Or cut a leadrope and leave a short length attached to a field safe headcollar so you can lead and let go quickly if needed.


----------



## FFAQ (6 September 2015)

Never tie your horse to a gate post on the latch end - even if he is a very tall horse.  My friends welsh a got his head collar caught on the latch last winter and I had to cut him free, then I stupidly (cringe) tied my own horse up there this summer and he did exactly the same thing.  Could've been very nasty.

Never lead a wound up horse to the field in a parelli head collar -  they are too fiddly to undo when poor horse has been in for a long night and just wants to let off some steam!

 Always wear a body protector - they may be stiff and hot and make you look like the hulk, and your horse may be a dope on a rope, but you can't trust all the maniacs on the road and your back is worth being a bit uncomfortable for!

Always wear hi-viz (as others have said), also echo the comments about flip-flops - makes my toes curl when I see people in them on yards I visit!!


----------



## Nudibranch (6 September 2015)

Learn to splice a rope and make your own 10/12 foot leadrope for youngsters/groundwork. Then if they decide to wave to their friends you can keep hold without being dragged under.

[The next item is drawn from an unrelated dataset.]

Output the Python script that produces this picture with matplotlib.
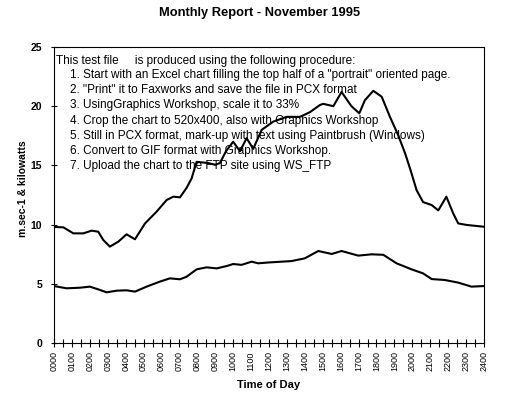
import matplotlib.pyplot as plt
import numpy as np

plt.rcParams['font.family'] = ['Liberation Sans', 'DejaVu Sans']

# hours of day, with values
upper_h = [0.0, 0.52, 1.08, 1.64, 2.1, 2.47, 2.75, 3.12, 3.59, 4.05, 4.52, 5.08,
           5.73, 6.29, 6.66, 7.03, 7.4, 7.68, 7.96, 8.61, 9.0, 9.26, 9.6, 10.0,
           10.38, 10.75, 11.12, 11.59, 12.24, 12.98, 13.73, 14.29, 14.84, 15.03,
           15.59, 16.05, 16.6, 17.04, 17.35, 17.82, 18.29, 18.75, 19.2, 19.6,
           19.9, 20.24, 20.6, 21.08, 21.45, 21.9, 22.28, 22.56, 23.03, 24.0]
upper_v = [9.8, 9.77, 9.26, 9.26, 9.49, 9.4, 8.7, 8.14, 8.56, 9.18, 8.76, 10.1,
           11.1, 12.08, 12.36, 12.3, 13.1, 13.9, 15.3, 15.2, 15.05, 15.2, 16.2, 17.0,
           16.2, 17.3, 16.4, 18.0, 18.7, 19.1, 19.1, 19.5, 20.1, 20.2,
           20.0, 21.2, 20.0, 19.4, 20.5, 21.3, 20.8, 19.1, 17.6, 16.0,
           14.6, 12.9, 11.9, 11.65, 11.2, 12.36, 10.95, 10.1, 9.97, 9.82]

lower_h = [0.0, 0.7, 1.45, 2.0, 2.47, 2.94, 3.5, 4.05, 4.52, 5.17, 5.9, 6.47,
           7.03, 7.4, 7.96, 8.52, 9.08, 9.64, 10.0, 10.47, 11.03, 11.4, 11.96,
           13.26, 14.0, 14.75, 15.5, 16.05, 16.98, 17.73, 18.38, 19.12, 19.96,
           20.6, 21.08, 21.82, 22.56, 23.3, 24.0]
lower_v = [4.81, 4.62, 4.67, 4.76, 4.53, 4.28, 4.42, 4.45, 4.34, 4.76, 5.18, 5.46,
           5.38, 5.6, 6.22, 6.39, 6.3, 6.5, 6.67, 6.6, 6.87, 6.73, 6.8,
           6.92, 7.15, 7.77, 7.52, 7.77, 7.38, 7.49, 7.45, 6.73, 6.22,
           5.88, 5.4, 5.32, 5.1, 4.76, 4.81]

hour_labels = ['%02d00' % h for h in range(25)]
y_ticks = [0, 5, 10, 15, 20, 25]

note_head = 'This test file     is produced using the following procedure:'
note_lines = [
    '1. Start with an Excel chart filling the top half of a "portrait" oriented page.',
    '2. "Print" it to Faxworks and save the file in PCX format',
    '3. UsingGraphics Workshop, scale it to 33%',
    '4. Crop the chart to 520x400, also with Graphics Workshop',
    '5. Still in PCX format, mark-up with text using Paintbrush (Windows)',
    '6. Convert to GIF format with Graphics Workshop.',
    '7. Upload the chart to the FTP site using WS_FTP',
]

W, H = 519, 399
fig = plt.figure(figsize=(W / 100, H / 100), dpi=100)
ax = fig.add_axes([54 / W, 1 - 343 / H, 430 / W, 296 / H])

ax.plot(upper_h, upper_v, color='black', lw=1.5)
ax.plot(lower_h, lower_v, color='black', lw=1.5)

ax.set_xlim(0, 24)
ax.set_ylim(0, 25)
ax.set_xticks(range(25))
ax.set_xticklabels(hour_labels, rotation=90, fontsize=6.5)
ax.set_xticks(np.arange(0.5, 24, 1), minor=True)
ax.tick_params(axis='x', which='both', direction='inout', length=6, width=0.8, pad=3)
ax.set_yticks(y_ticks)
ax.set_yticklabels([str(v) for v in y_ticks], fontsize=7.5, fontweight='bold')
ax.tick_params(axis='y', direction='inout', length=5, width=0.8, pad=6)
for s in ax.spines.values():
    s.set_linewidth(0.8)

ax.set_xlabel('Time of Day', fontsize=8, fontweight='bold', labelpad=6)
ax.set_ylabel('m.sec-1 & kilowatts', fontsize=7.5, fontweight='bold')
ax.yaxis.set_label_coords(-0.06, 0.52)
fig.text(0.5, 1 - 13 / H, 'Monthly Report - November 1995', ha='center', va='center',
         fontsize=9.3, fontweight='bold')

fig.text(56 / W, 1 - 61 / H, note_head, ha='left', va='center', fontsize=8.5)
for i, line in enumerate(note_lines):
    fig.text(70 / W, 1 - (75 + 15.2 * i) / H, line, ha='left', va='center', fontsize=8.5)

fig.savefig('out.png', dpi=100)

Generally useful bit of kit to have around anyway.


----------



## Mooseontheloose (6 September 2015)

The haylage bale string one hasn't been followed up by really really important - it won't break, horse will. However many times I warn people you see it all over the place. Even normal bale string is best spliced so you only tie to half of it.


----------



## c2b (6 September 2015)

If riding  in an unfamiliar area don't assume you can get a mobile signal.
Keep your phone on yourself not in a saddle bag on the horse.


----------



## Deltaflyer (6 September 2015)

starsky said:



			Never ask a male non horsey friend for a leg up.  He will show off his 'manly' strength off and leg you up so high you will go straight over the top of your horse and end up sitting on the floor on the other side 

Click to expand...


Yep, had that happen a few times when getting legged up on to a 16.2 by a 'manly' male HORSEY friend !!!! LOL


----------



## dibbin (6 September 2015)

Don't let your pride make you do anything you aren't comfortable doing.


----------



## MagicMelon (6 September 2015)

Never walk to closely past the back of your horse while he's eating his feed, no matter how lovely the horse is, it can still surprise them. Stupidly did it past my lovely boy a few years back (who has never raised a leg) and he booted me extremely hard, thinking I was another horse.  Massive bruise, lesson learnt!


----------



## Cortez (6 September 2015)

Properly TRAIN your horses to tie, stand, lead, load, turn out, etc., etc. That way you won't need all those safety gadgets  And wear gloves.


----------



## MiJodsR2BlinkinTite (6 September 2015)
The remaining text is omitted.